Geography
- Location: 1366 Bernard Street NW, Atlanta, Georgia, United States

Services
- Beds: 60 (1958)

History
- Founded: 1946
- Closed: Early 1980s

Links
- Lists: Hospitals in the United States

= McLendon Hospital =

Defunct hospital in Atlanta, Georgia, U.S.

McLendon Hospital was a health facility in Atlanta, Georgia, United States. It was established in 1946 and, at the time of its founding, was one of only two hospitals in the city to serve African Americans. It closed in the 1980s.

== History ==
The hospital was established in 1946 by Frederick Earl McLendon, a doctor, to serve African Americans in Atlanta. At the time that it opened, it was one of only two facilities in the city that served African Americans, with the other being the Harris Memorial Hospital, which had been founded in the 1920s. In a 1946 article, The Atlanta Constitution noted that McLendon Hospital had 30 beds. The hospital was housed in three buildings located in the Hunter Hills and Mozley Park neighborhoods of Atlanta and offered a variety of services, including general medicine, gynecology, obstetrics, pediatrics, and surgery. In 1955, the hospital hosted the first church services for St. Paul of the Cross Catholic Church. By 1958, the hospital had grown to 60 beds. At the time, both African American and White American physicians practiced at the facility.

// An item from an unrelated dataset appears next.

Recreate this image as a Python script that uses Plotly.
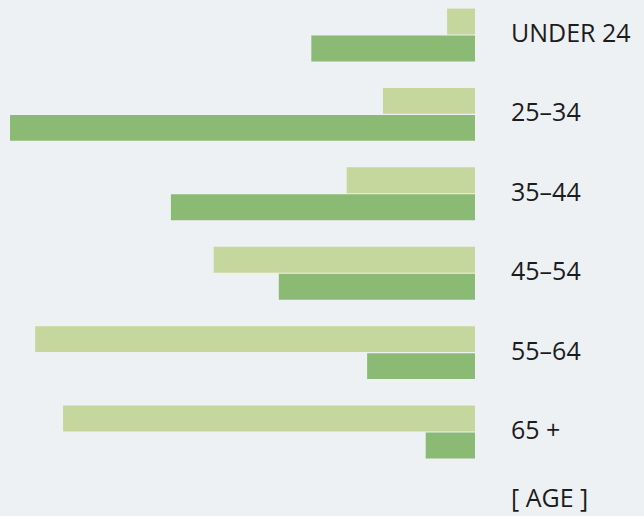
import plotly.graph_objects as go

categories = ["UNDER 24", "25–34", "35–44", "45–54", "55–64", "65 +"]
light_values = [3.0, 9.9, 13.8, 28.1, 47.3, 44.3]
dark_values = [17.6, 50.0, 32.7, 21.1, 11.6, 5.3]
axis_label = "[ AGE ]"

LIGHT = "#C6D79D"
DARK = "#8ABA73"
BG = "#EDF1F3"
FONT = dict(family="Open Sans", size=25, color="#1c1c1c")

fig = go.Figure()
fig.add_trace(go.Bar(y=categories, x=light_values, orientation="h",
                     marker=dict(color=LIGHT, line=dict(width=0)), name="a"))
fig.add_trace(go.Bar(y=categories, x=dark_values, orientation="h",
                     marker=dict(color=DARK, line=dict(width=0)), name="b"))

annotations = []
for c in categories:
    annotations.append(dict(x=509 / 475, xref="paper", y=c, yref="y", yshift=3,
                            text=c, showarrow=False, xanchor="left", yanchor="middle",
                            font=FONT))
annotations.append(dict(x=509 / 475, xref="paper", y=0, yref="paper",
                        text=axis_label, showarrow=False, xanchor="left", yanchor="bottom",
                        font=FONT))

fig.update_layout(
    width=644, height=516,
    margin=dict(l=0, r=169, t=0, b=0),
    paper_bgcolor=BG, plot_bgcolor=BG,
    barmode="group", bargap=0.32, bargroupgap=0.04,
    showlegend=False,
    xaxis=dict(range=[51.08, 0], visible=False, showgrid=False, zeroline=False),
    yaxis=dict(type="category", categoryorder="array", categoryarray=categories,
               range=[6.058, -0.441], visible=False, showgrid=False, zeroline=False),
    annotations=annotations,
)

fig.write_html("out.html", config={"displayModeBar": False},
               post_script="document.body.style.margin='0';document.body.style.background='" + BG + "';")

The hospital ceased operations in the early 1980s. By 2023, of the three buildings that had housed the hospital's facilities, only one, located at 1366 Bernard Street NW in the Hunter Hills neighborhood, remained standing. According to a WAGA-TV article published that year, there had been some efforts to preserve the building, but they had failed, and the building, which was privately owned, was in a deteriorated state. The building was highlighted by David Yoakley Mitchell, the executive director of the Atlanta Preservation Center, in a 2023 interview with the Atlanta Voice, where he said, "We should be advocating and encouraging thoughtful preservation and economic development of buildings, structures, and spaces like the McLendon Hospital as a matter of national policy, which is needed now more than ever."